● **EXERCISE AIM**
Only lines holding the word "chart" should be copied from the material.
####################
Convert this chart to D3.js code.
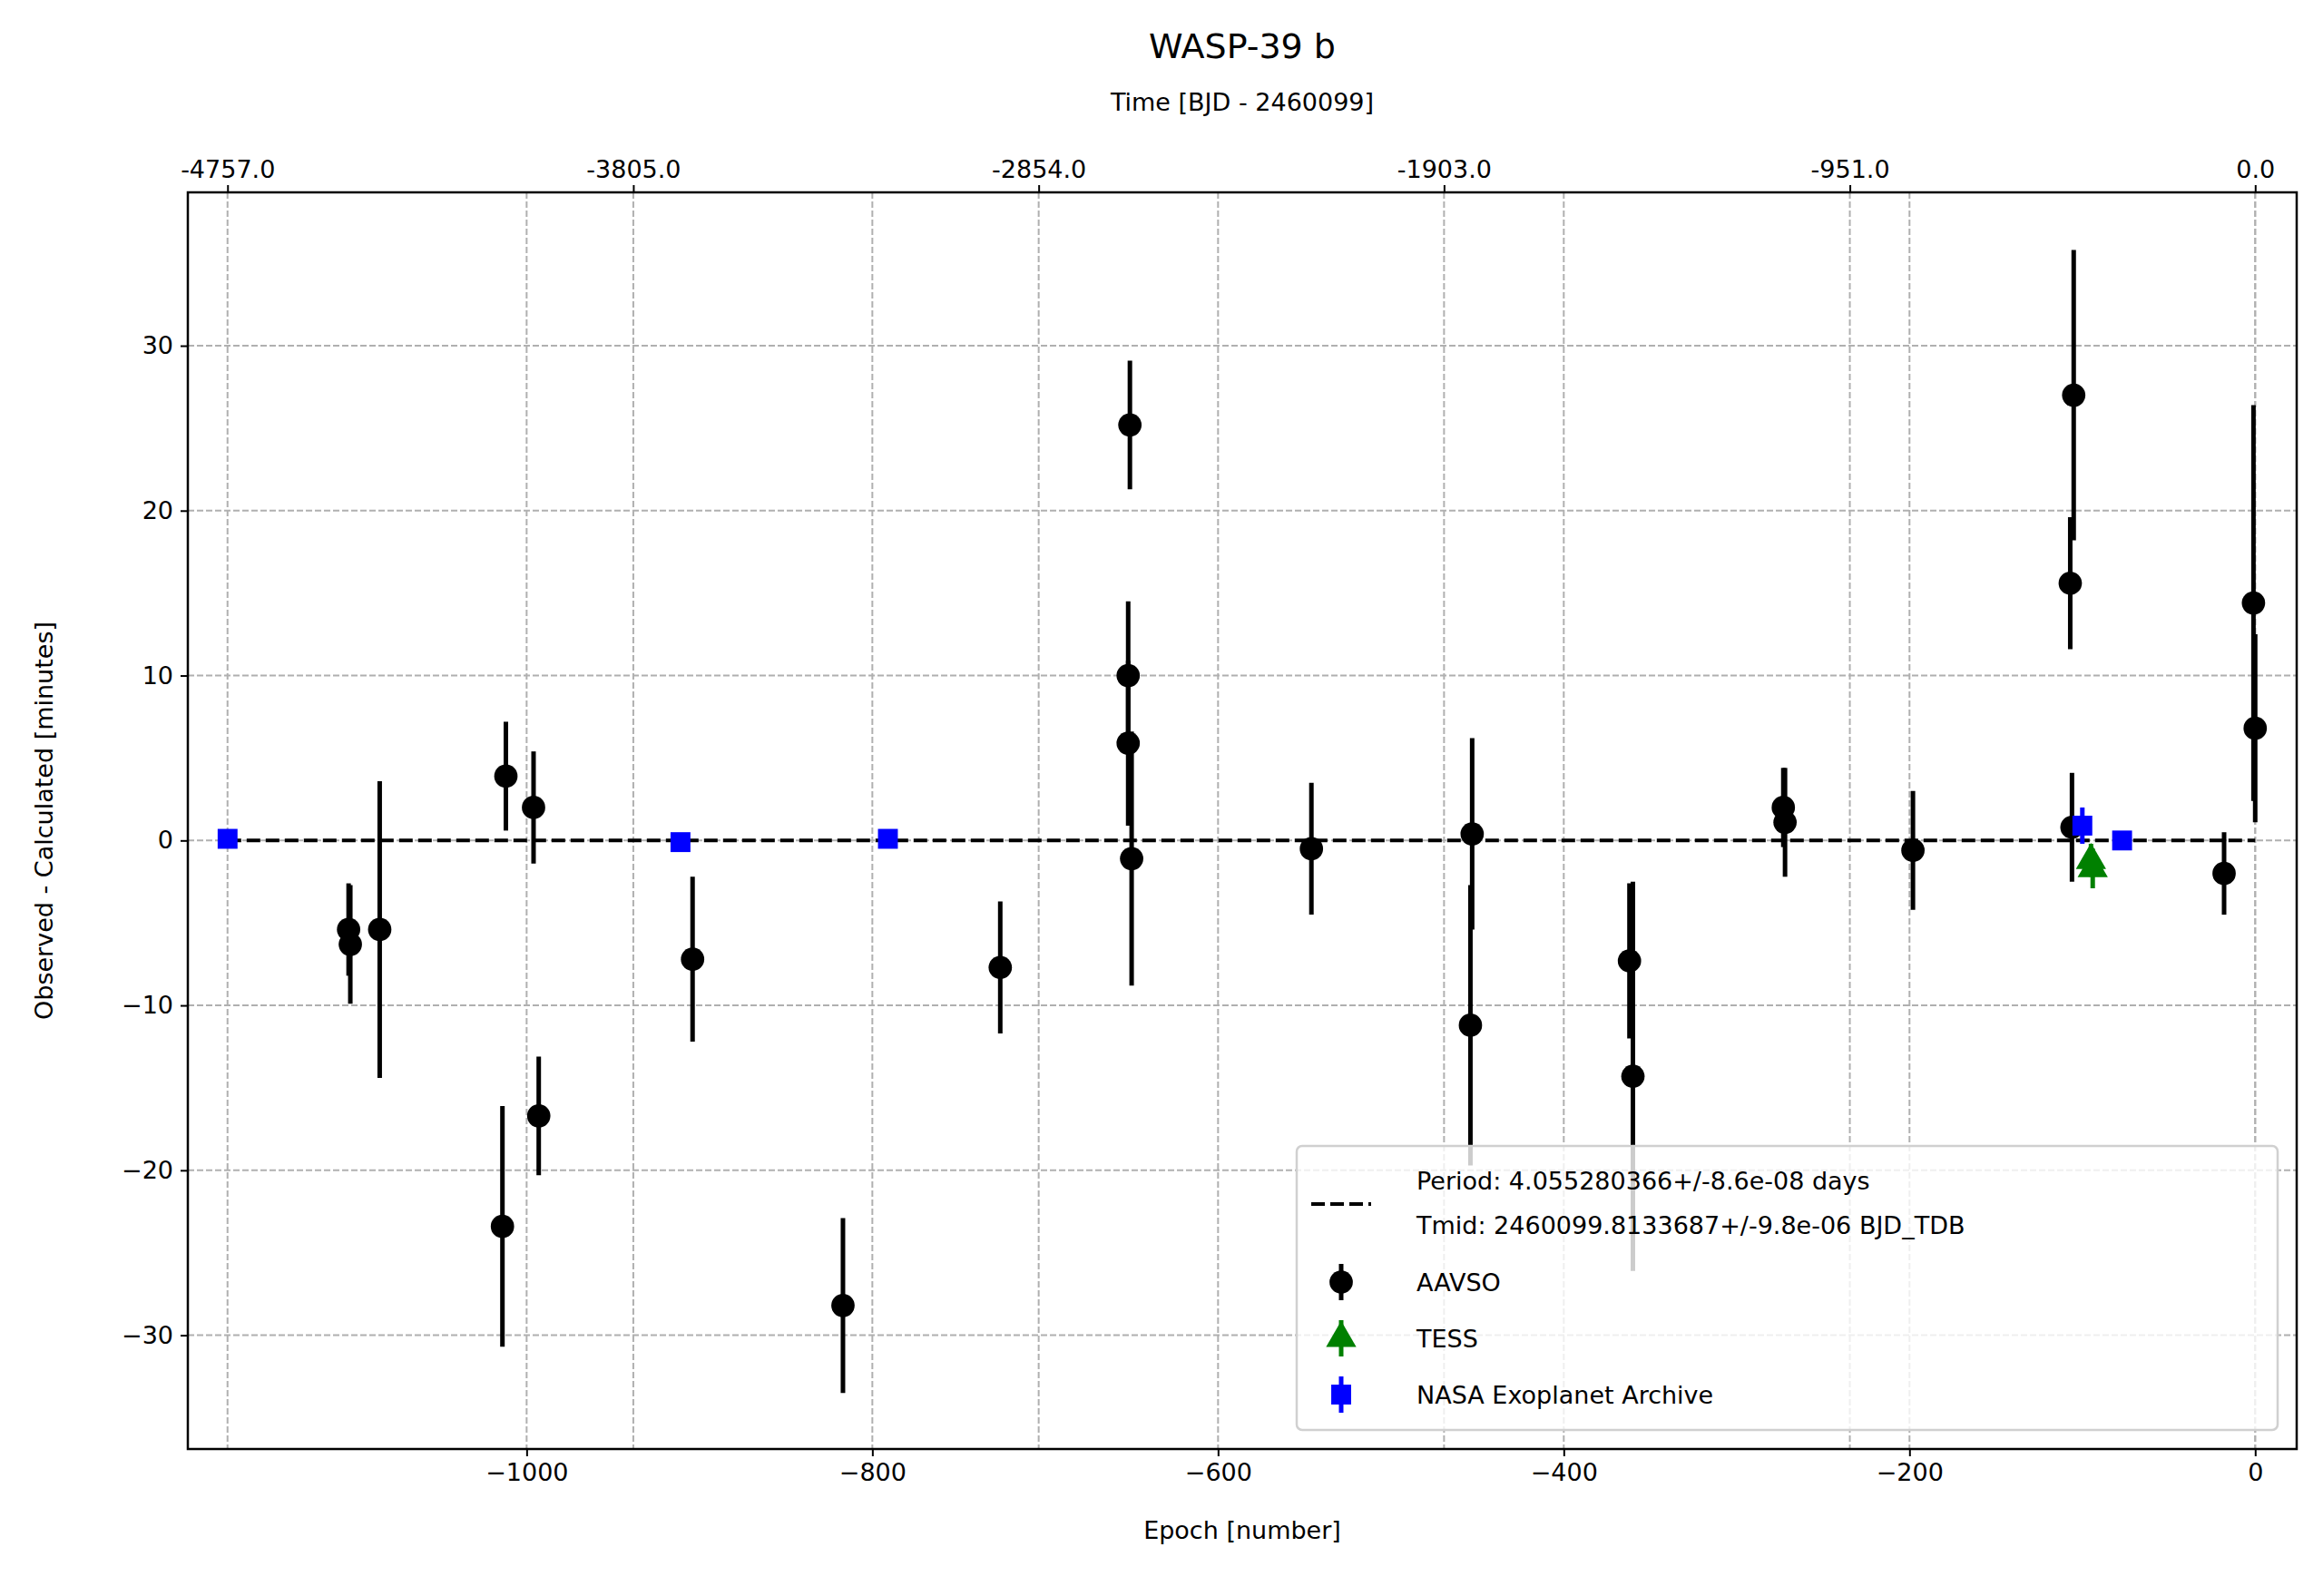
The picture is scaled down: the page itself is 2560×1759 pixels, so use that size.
<!DOCTYPE html>
<html><head><meta charset="utf-8">
<script src="https://cdn.jsdelivr.net/npm/d3@7"></script>
<style>
body{margin:0;background:#fff}
text{font-family:"DejaVu Sans",sans-serif;fill:#000}
</style></head>
<body><div id="chart"></div>
<script>
// [epoch, O-C minutes, error]
const aavso = [
  [-1103,-5.4,2.8],[-1102,-6.3,3.6],[-1085,-5.4,9],[-1012,3.9,3.3],[-1014,-23.4,7.3],
  [-996,2,3.4],[-993,-16.7,3.6],[-904,-7.2,5],[-817,-28.2,5.3],[-726,-7.7,4],
  [-652,10,4.5],[-651,25.2,3.9],[-652,5.9,5],[-650,-1.1,7.7],[-546,-0.5,4],
  [-453,0.4,5.8],[-454,-11.2,8.5],[-362,-7.3,4.7],[-360,-14.3,11.8],[-273,2,2.4],
  [-272,1.1,3.3],[-198,-0.6,3.6],[-105,27,8.8],[-107,15.6,4],[-106,0.8,3.3],
  [-18,-2,2.5],[-1,14.4,12],[0,6.8,5.7]
]
const tess = [[-95,-1.2,1],[-94,-1.7,1.2]]
const nasa = [[-1173,0.1,0.5],[-911,-0.1,0.5],[-791,0.1,0.5],[-100,0.9,1.1],[-77,0,0.4]]
const xTicks = [-1000,-800,-600,-400,-200,0]
const yTicks = [-30,-20,-10,0,10,20,30]
const topLabels = ['-4757.0','-3805.0','-2854.0','-1903.0','-951.0','0.0']
const period = 4.055280366

const W = 2560, H = 1759
const m = {l:207, r:2531, t:212, b:1597}
const svg = d3.select('#chart').append('svg').attr('width', W).attr('height', H)
const x = d3.scaleLinear().domain([-1196, 24]).range([m.l, m.r])
const y = d3.scaleLinear().domain([-36.9, 39.3]).range([m.b, m.t])
const topTicks = topLabels.map(s => +s / period)

// grid
const grid = svg.append('g').attr('stroke', '#b0b0b0').attr('stroke-width', 2).attr('stroke-dasharray', '7,3')
xTicks.forEach(t => grid.append('line').attr('x1', x(t)).attr('x2', x(t)).attr('y1', m.t).attr('y2', m.b))
topTicks.forEach(t => grid.append('line').attr('x1', x(t)).attr('x2', x(t)).attr('y1', m.t).attr('y2', m.b))
yTicks.forEach(t => grid.append('line').attr('x1', m.l).attr('x2', m.r).attr('y1', y(t)).attr('y2', y(t)))

// zero line
svg.append('line').attr('x1', x(-1173)).attr('x2', x(0)).attr('y1', y(0)).attr('y2', y(0))
  .attr('stroke', '#000').attr('stroke-width', 4).attr('stroke-dasharray', '15,6')

function series(data, color, shape) {
  const g = svg.append('g')
  g.selectAll('line').data(data).enter().append('line')
    .attr('x1', d => x(d[0])).attr('x2', d => x(d[0]))
    .attr('y1', d => y(d[1] - d[2])).attr('y2', d => y(d[1] + d[2]))
    .attr('stroke', color).attr('stroke-width', 5)
  const sym = d3.symbol().type(shape).size(shape === d3.symbolCircle ? 520 : 480)
  g.selectAll('path').data(data).enter().append('path')
    .attr('d', sym).attr('fill', color)
    .attr('transform', d => `translate(${x(d[0])},${y(d[1])})`)
}
series(aavso, '#000', d3.symbolCircle)
series(tess, 'green', d3.symbolTriangle)
series(nasa, 'blue', d3.symbolSquare)

// axes
const fs = 27
const minus = d => d < 0 ? '\u2212' + Math.abs(d) : d
const axBottom = svg.append('g').attr('transform', `translate(0,${m.b})`)
  .call(d3.axisBottom(x).tickValues(xTicks).tickSize(8).tickPadding(8).tickFormat(minus))
const axLeft = svg.append('g').attr('transform', `translate(${m.l},0)`)
  .call(d3.axisLeft(y).tickValues(yTicks).tickSize(8).tickPadding(8).tickFormat(minus))
const axTop = svg.append('g').attr('transform', `translate(0,${m.t})`)
  .call(d3.axisTop(x).tickValues(topTicks).tickSize(8).tickPadding(8).tickFormat((d, i) => topLabels[i]))
;[axBottom, axLeft, axTop].forEach(a => {
  a.select('.domain').remove()
  a.selectAll('line').attr('stroke-width', 2)
  a.selectAll('text').attr('font-size', fs).attr('font-family', 'DejaVu Sans')
})
svg.append('rect').attr('x', m.l).attr('y', m.t).attr('width', m.r - m.l).attr('height', m.b - m.t)
  .attr('fill', 'none').attr('stroke', '#000').attr('stroke-width', 2.5)

svg.append('text').attr('x', (m.l + m.r) / 2).attr('y', 1696).attr('text-anchor', 'middle').attr('font-size', fs).text('Epoch [number]')
svg.append('text').attr('x', (m.l + m.r) / 2).attr('y', 122).attr('text-anchor', 'middle').attr('font-size', fs).text('Time [BJD - 2460099]')
svg.append('text').attr('x', (m.l + m.r) / 2).attr('y', 64).attr('text-anchor', 'middle').attr('font-size', 38).text('WASP-39 b')
svg.append('text').attr('transform', `translate(58,${(m.t + m.b) / 2}) rotate(-90)`).attr('text-anchor', 'middle').attr('font-size', fs).text('Observed - Calculated [minutes]')

// legend
const lg = svg.append('g').attr('transform', 'translate(1429,1263)')
lg.append('rect').attr('width', 1081).attr('height', 313).attr('rx', 6)
  .attr('fill', 'rgba(255,255,255,0.8)').attr('stroke', '#d0d0d0').attr('stroke-width', 2.5)
lg.append('line').attr('x1', 16).attr('x2', 82).attr('y1', 64).attr('y2', 64).attr('stroke', '#000').attr('stroke-width', 4).attr('stroke-dasharray', '15,6')
lg.append('text').attr('x', 132).attr('y', 48).attr('font-size', fs).text('Period: 4.055280366+/-8.6e-08 days')
lg.append('text').attr('x', 132).attr('y', 97).attr('font-size', fs).text('Tmid: 2460099.8133687+/-9.8e-06 BJD_TDB')
const items = [['AAVSO', '#000', d3.symbolCircle], ['TESS', 'green', d3.symbolTriangle], ['NASA Exoplanet Archive', 'blue', d3.symbolSquare]]
items.forEach((it, i) => {
  const cy = 150 + i * 62
  lg.append('line').attr('x1', 49).attr('x2', 49).attr('y1', cy - 20).attr('y2', cy + 20).attr('stroke', it[1]).attr('stroke-width', 5)
  lg.append('path').attr('d', d3.symbol().type(it[2]).size(it[2] === d3.symbolCircle ? 520 : 480)()).attr('fill', it[1]).attr('transform', `translate(49,${cy})`)
  lg.append('text').attr('x', 132).attr('y', cy + 10).attr('font-size', fs).text(it[0])
})
</script></body></html>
####################
● **COMPLETED EXERCISE**
Convert this chart to D3.js code.
<body><div id="chart"></div>
const svg = d3.select('#chart').append('svg').attr('width', W).attr('height', H)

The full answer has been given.